My thanks to the American Poetry Review for a concept – ‘zuihitsu’ – which, if I’ve understood it properly (and I’m not sure I have) has a lot in common with much modern poetry, not to mention blog-writing.
It comes from an article by Kimiko Hahn called ‘The zuihitsu and the toadstool’. The definition she comes to at the end of the piece is this:
‘Zuihitsu, literally, “running brush”: this uniquely Japanese genre is a poetic text lacking the formal structural principles we associate with Western verse. Through a variety of techniques – fragmentation, juxtaposition, varying lengths, disparate forms (observation, anecdote, journal, catalog, …. and a hybrid text), and an organising subject — it creates an impression of spontaneity and a quality of “imperfection”.

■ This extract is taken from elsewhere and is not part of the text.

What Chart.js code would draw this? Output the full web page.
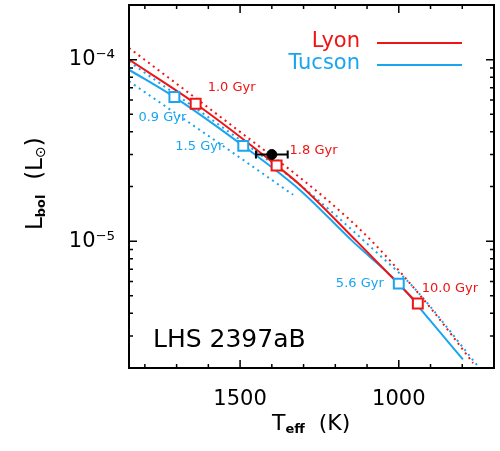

The description bears an obvious relation to Ezra Pound’s Cantos, to Charles Olson’s Maximus Poems, or to Marianne Moore’s use of quotation. But among contemporary poets it makes me think of the mixture of prose and poetry in Anthony Anaxogorou’s ‘After the Formalities’ or Rachael Allen’s ‘Kingdomland’, and of the weaving in of historical quotation in Jay Bernard’s ‘Surge’ and Sasha Dugdale’s ‘Deformations’. Jay Bernard uses contemporary reports of the New Cross Fire in 1981. Sasha Dugdale works with material from the writings of the engraver and artist Eric Gill.
Some other ways of describing ‘zuihitsu’:
‘ Stray notes, expressing random thoughts in a casual manner’
— Makoto Ueda in ‘Principles of Japanese Literature’
‘the aesthetics, if you will, of formlessness’ — Linda Chance
‘In everything, no matter what it may be, uniformity is undesirable. Leaving something incomplete makes it interesting, and gives one the feeling that there is room for growth’.
— Kenko in ‘Essays in Idleness’
Which allows me to ignore the usual wish to summarise and conclude.